:: Instruction ::
Your output is the lines from the first one to the one containing "minimum size=28.6mm, inner", repeated exactly, with images left out.

:: Recorded information ::
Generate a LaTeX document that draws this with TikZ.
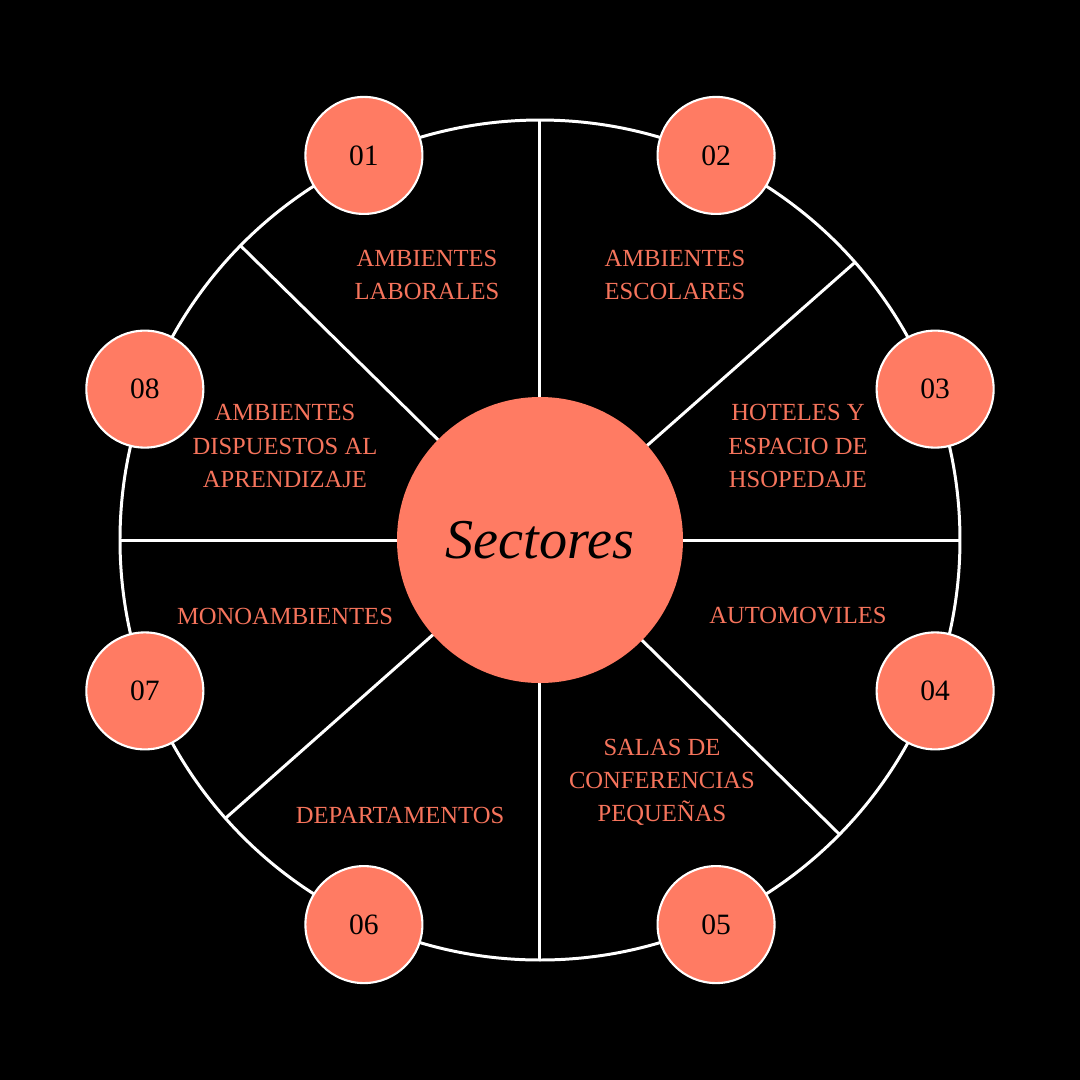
\documentclass[tikz,border=0pt]{standalone}
\usepackage{fontspec}
\setmainfont{Liberation Serif}
\usepackage{tikz}
\usetikzlibrary{positioning, calc}
\definecolor{salmon}{RGB}{255, 123, 99}
\definecolor{salmontext}{RGB}{246, 116, 92}

\tikzset{
  numdot/.style={circle, fill=salmon, draw=white, line width=0.6pt, minimum size=11.7mm, inner sep=0pt, font=\fontsize{8.4}{10}\selectfont},
  sectorlabel/.style={text=salmontext, align=center, font=\fontsize{7}{9.4}\selectfont},
  spoke/.style={white, line width=0.85pt}
}

\begin{document}
\begin{tikzpicture}[x=0.1mm, y=0.1mm]
  \fill[black] (-540,-540) rectangle (540,540);

  % outer ring and spokes
  \draw[spoke] (0,0) circle (420);
  \coordinate (hub) at (0,0);
  \foreach \a [count=\i] in {90, 41.4, 0, -44.5, -90, -138.5, 180, 135.5} {
    \coordinate (rim\i) at (\a:420);
    \draw[spoke] (hub) -- (rim\i);
  }

  \node[circle, fill=salmon, minimum size=28.6mm, inner sep=0pt, font=\fontsize{16}{18}\selectfont\itshape] (sect) at (hub) {Sectores};

  % numbered dots
  \foreach \a/\n in {114.6/01, 65.4/02, 20.9/03, -20.9/04, -65.4/05, -114.6/06, 200.9/07, 159.1/08} {
    \node[numdot] (n\n) at (\a:423) {\n};
  }

  \node[sectorlabel] (lab1) at (-113, 265.5) {AMBIENTES\\LABORALES};
  \node[sectorlabel] (lab2) at (135, 265.5) {AMBIENTES\\ESCOLARES};
  \node[sectorlabel] (lab3) at (258, 94) {HOTELES Y\\ESPACIO DE\\HSOPEDAJE};
  \node[sectorlabel] (lab4) at (258, -76) {AUTOMOVILES};
  \node[sectorlabel] (lab5) at (122, -242) {SALAS DE\\CONFERENCIAS\\PEQUEÑAS};
  \node[sectorlabel] (lab6) at (-140, -275) {DEPARTAMENTOS};
  \node[sectorlabel] (lab7) at (-255, -76) {MONOAMBIENTES};
  \node[sectorlabel] (lab8) at (-255, 94) {AMBIENTES\\DISPUESTOS AL\\APRENDIZAJE};
\end{tikzpicture}
\end{document}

:: Final answer ::
Generate a LaTeX document that draws this with TikZ.
\documentclass[tikz,border=0pt]{standalone}
\usepackage{fontspec}
\setmainfont{Liberation Serif}
\usepackage{tikz}
\usetikzlibrary{positioning, calc}
\definecolor{salmon}{RGB}{255, 123, 99}
\definecolor{salmontext}{RGB}{246, 116, 92}

\tikzset{
  numdot/.style={circle, fill=salmon, draw=white, line width=0.6pt, minimum size=11.7mm, inner sep=0pt, font=\fontsize{8.4}{10}\selectfont},
  sectorlabel/.style={text=salmontext, align=center, font=\fontsize{7}{9.4}\selectfont},
  spoke/.style={white, line width=0.85pt}
}

\begin{document}
\begin{tikzpicture}[x=0.1mm, y=0.1mm]
  \fill[black] (-540,-540) rectangle (540,540);

  % outer ring and spokes
  \draw[spoke] (0,0) circle (420);
  \coordinate (hub) at (0,0);
  \foreach \a [count=\i] in {90, 41.4, 0, -44.5, -90, -138.5, 180, 135.5} {
    \coordinate (rim\i) at (\a:420);
    \draw[spoke] (hub) -- (rim\i);
  }

  \node[circle, fill=salmon, minimum size=28.6mm, inner sep=0pt, font=\fontsize{16}{18}\selectfont\itshape] (sect) at (hub) {Sectores};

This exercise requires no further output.